Ians

Tel Aviv: Hamas continued to attack Israel with rockets on Sunday and the Israeli army struck back with force as Prime Minister Benjamin Netanyahu vowed to pursue the Palestinian militant group for as long as necessary.

"Fire will be met with fire," Netanyahu said in a video address late Saturday night.

"This (military) operation will continue as long as it takes until we achieve our goals and bring peace and security to all Israeli citizens," the Jerusalem Post quoted the Prime Minister as saying.

Israel's security cabinet is set to meet on Sunday, dpa news agency quoted the Jerusalem Post as saying.

Rockets fired by militant Palestinians continued to rain on Israeli cities on Saturday, while warning sirens wailed in the desert city of Beersheba and in border areas near Gaza, the Army said.

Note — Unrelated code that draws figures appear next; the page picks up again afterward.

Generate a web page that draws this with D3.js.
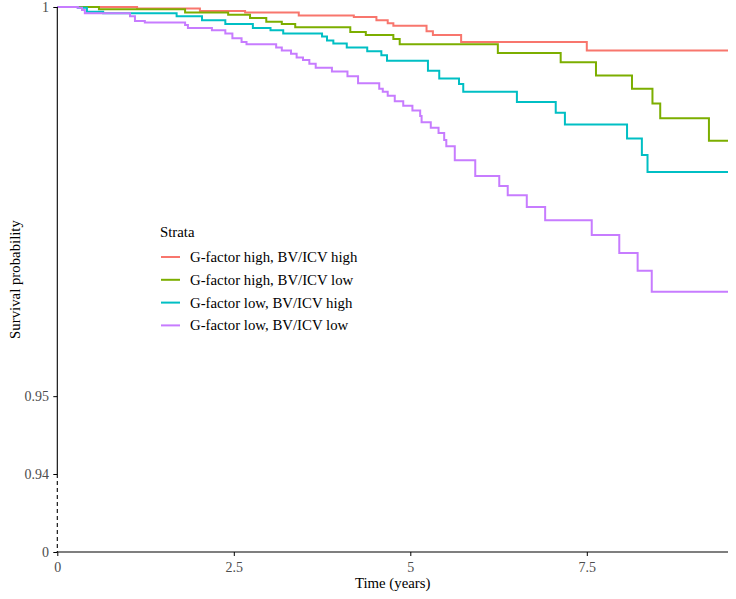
<!DOCTYPE html>
<html>
<head>
<meta charset="utf-8">
<script src="https://cdn.jsdelivr.net/npm/d3@7"></script>
<style>
  body { margin: 0; background: #fff; }
  text { font-family: "Liberation Serif", "Times New Roman", serif; }
</style>
</head>
<body>
<svg width="736" height="599"></svg>
<script>
const width = 736, height = 599;

const strata = [
  "G-factor high, BV/ICV high",
  "G-factor high, BV/ICV low",
  "G-factor low, BV/ICV high",
  "G-factor low, BV/ICV low"
];
const colors = ["#F8766D", "#7CAE00", "#00BFC4", "#C77CFF"];

// step times (years) and survival after each step
const hhTime = [0, 1.13, 2.02, 2.66, 3.42, 4.20, 4.52, 4.68, 4.76, 5.23, 5.32, 5.72, 7.50];
const hhSurv = [1, .9998, .9995, .9993, .9989, .9987, .9983, .9979, .9976, .9969, .9964, .9955, .9944];

const hlTime = [0, 0.59, 1.81, 2.42, 2.73, 2.96, 3.18, 3.37, 4.15, 4.37, 4.76, 4.85, 6.24, 7.13, 7.63, 8.14, 8.43, 8.54, 9.23];
const hlSurv = [1, .9997, .9993, .9990, .9986, .9981, .9978, .9974, .9968, .9964, .9959, .9952, .9941, .9929, .9912, .9895, .9876, .9857, .9828];

const lhTime = [0, 0.29, 0.42, 0.65, 1.69, 2.05, 2.38, 2.77, 3.02, 3.20, 3.75, 3.82, 3.91, 4.10, 4.39, 4.59, 4.67, 5.25, 5.41, 5.69, 5.75, 6.51, 7.06, 7.19, 8.07, 8.28, 8.36];
const lhSurv = [1, .9999, .9994, .9992, .9988, .9983, .9978, .9973, .9970, .9966, .9962, .9957, .9953, .9948, .9943, .9938, .9931, .9918, .9908, .9901, .9891, .9878, .9864, .9849, .9831, .9810, .9788];

const llTime = [0, 0.29, 0.35, 0.39, 1.03, 1.10, 1.24, 1.81, 1.85, 2.19, 2.38, 2.48, 2.61, 2.68, 3.10, 3.18, 3.31, 3.39, 3.48, 3.57, 3.66, 3.89, 4.11, 4.26, 4.56, 4.61, 4.68, 4.78, 4.90, 5.03, 5.14, 5.16, 5.29, 5.40, 5.48, 5.51, 5.63, 5.92, 6.26, 6.38, 6.65, 6.91, 7.57, 7.96, 8.22, 8.42];
const llSurv = [1, .9999, .9996, .9992, .9988, .9982, .9980, .9977, .9973, .9970, .9966, .9960, .9955, .9952, .9948, .9944, .9940, .9935, .9932, .9927, .9922, .9917, .9911, .9902, .9895, .9891, .9886, .9879, .9873, .9867, .9860, .9852, .9845, .9838, .9829, .9821, .9803, .9783, .9770, .9758, .9743, .9726, .9707, .9684, .9661, .9634];

const endTime = 9.5;
const xTicks = [0, 2.5, 5, 7.5];
const yTicks = [0, 0.94, 0.95, 1];

const series = [
  {name: strata[0], color: colors[0], time: hhTime, surv: hhSurv},
  {name: strata[1], color: colors[1], time: hlTime, surv: hlSurv},
  {name: strata[2], color: colors[2], time: lhTime, surv: lhSurv},
  {name: strata[3], color: colors[3], time: llTime, surv: llSurv}
];

const svg = d3.select("svg");
const x = d3.scaleLinear().domain([0, endTime]).range([57.3, 728]);
// broken axis: 0 to 0.94 squeezed into the bottom bit
const y = d3.scaleLinear().domain([0, 0.94, 1]).range([552, 474, 7]);

const line = d3.line()
  .x(d => x(d[0]))
  .y(d => y(d[1]))
  .curve(d3.curveStepAfter);

series.forEach(s => {
  const pts = s.time.map((t, i) => [t, s.surv[i]]);
  pts.push([endTime, s.surv[s.surv.length - 1]]);
  svg.append("path")
    .attr("d", line(pts))
    .attr("fill", "none")
    .attr("stroke", s.color)
    .attr("stroke-width", 2);
});

// axes
const xAxis = svg.append("g")
  .attr("transform", `translate(0, ${y(0)})`)
  .call(d3.axisBottom(x).tickValues(xTicks).tickSize(4).tickFormat(d => d));
const yAxis = svg.append("g")
  .attr("transform", `translate(${x(0)}, 0)`)
  .call(d3.axisLeft(y).tickValues(yTicks).tickSize(4).tickFormat(d => d));

[xAxis, yAxis].forEach(g => {
  g.select(".domain").remove();
  g.selectAll(".tick line").attr("stroke", "#000");
  g.selectAll(".tick text")
    .attr("fill", "#4d4d4d")
    .style("font-family", "Liberation Serif")
    .style("font-size", "14px");
});
xAxis.selectAll(".tick text").attr("dy", "0.95em");
yAxis.selectAll(".tick text").attr("dx", "-0.1em");

svg.append("line")
  .attr("x1", x(0)).attr("x2", x(endTime))
  .attr("y1", y(0)).attr("y2", y(0))
  .attr("stroke", "#000").attr("stroke-width", 1.1);
svg.append("line")
  .attr("x1", x(0)).attr("x2", x(0))
  .attr("y1", y(1)).attr("y2", y(0.94))
  .attr("stroke", "#000").attr("stroke-width", 1.1);
svg.append("line")
  .attr("x1", x(0)).attr("x2", x(0))
  .attr("y1", y(0.94)).attr("y2", y(0))
  .attr("stroke", "#000").attr("stroke-width", 1.1)
  .attr("stroke-dasharray", "4,3");

// axis titles
svg.append("text")
  .attr("x", (x(0) + x(endTime)) / 2)
  .attr("y", 588)
  .attr("text-anchor", "middle")
  .style("font-size", "14.8px")
  .text("Time (years)");

svg.append("text")
  .attr("transform", `translate(20, ${(y(1) + y(0)) / 2}) rotate(-90)`)
  .attr("text-anchor", "middle")
  .style("font-size", "14.8px")
  .text("Survival probability");

// legend
const legend = svg.append("g").attr("transform", "translate(160, 0)");
legend.append("text")
  .attr("x", 0)
  .attr("y", 236.5)
  .style("font-size", "14.8px")
  .text("Strata");

series.forEach((s, i) => {
  const ly = 257 + i * 22.8;
  legend.append("line")
    .attr("x1", 1).attr("x2", 20)
    .attr("y1", ly).attr("y2", ly)
    .attr("stroke", s.color)
    .attr("stroke-width", 2);
  legend.append("text")
    .attr("x", 30)
    .attr("y", ly + 5)
    .style("font-size", "14.8px")
    .text(s.name);
});
</script>
</body>
</html>
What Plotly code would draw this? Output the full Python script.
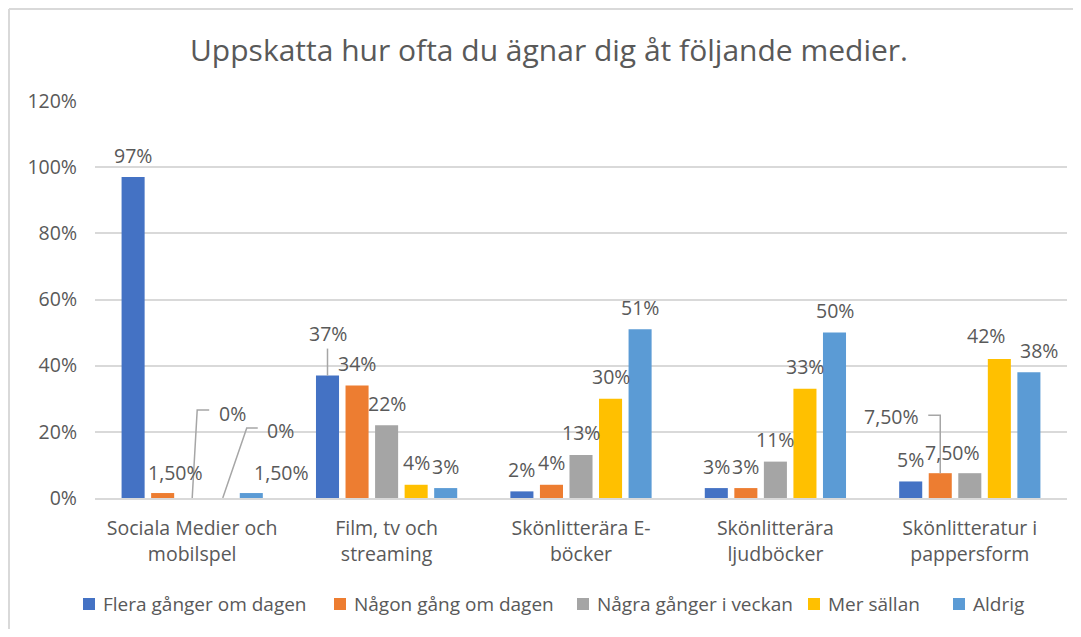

Alarms also went off several times in Tel Aviv, with the latest alarm triggered in the Israeli coastal metropolis late Saturday.

At least one person was killed in a rocket attack on the greater Tel Aviv area on Saturday.

The Israeli Army attacked further targets on Palestinian territory, including rocket launchers and two combat units belonging to the Hamas movement.

The air force destroyed a high-rise in the Gaza Strip that housed the offices of several media organizations, the military said.

The military said the building also contained "military assets" belonging to the Hamas movement, adding it had warned civilians ahead of the strike and left them time to evacuate.

"This is an incredibly disturbing development," Associated Press (AP) chief Gary Pruitt said in New York.

"We narrowly avoided a terrible loss of life."

The news agency had been informed in advance of the airstrike on the high-rise, he said.

A dozen AP journalists and freelancers were pulled to safety in time, he added.

Pruitt said he was "shocked and horrified" that the Israeli military destroyed a building with media offices. He said the world would now know less about what is happening in Gaza.

Qatari broadcaster Al Jazeera said it too had its office in the high-rise.

After the attack, the fifth high-rise destroyed by Israeli airstrikes in the current conflict, a spokesperson for Hamas said Tel Aviv should prepare for an "answer that will shake the earth".

The Israeli army said it had targeted the house of Khalil al-Hayya, deputy head of the Hamas political bureau, and other ranking officials.

According to the Health Ministry in Gaza, about 145 Palestinians have been killed and 1,100 injured since fighting escalated on Monday.

According to the Magen David Adom rescue service, 10 people were killed and 636 injured in Israel as a result of the rocket fire over the past few days.

Palestinian militants have been continuously firing rockets at Israel since tensions first flared up on May 10.

More than 2,300 have been fired, according to Israel's Army, although about 20 per cent go down over Gaza without reaching Israeli territory.

Israel has responded with airstrikes and artillery shelling, striking more than 650 targets, according to an officer.

Civil unrest has also been mounting between in Israel's Jewish and Arab populations, with protests and riots reported.

According to the Palestinian Health Ministry, at least nine people died in clashes in the West Bank and 21 were severely injured.

Rising tension first came to a head during the Muslim fasting month of Ramadan, with clashes at a Jerusalem holy site as well as over the forced evictions of Palestinians in the East Jerusalem neighbourhood of Sheikh Jarrah.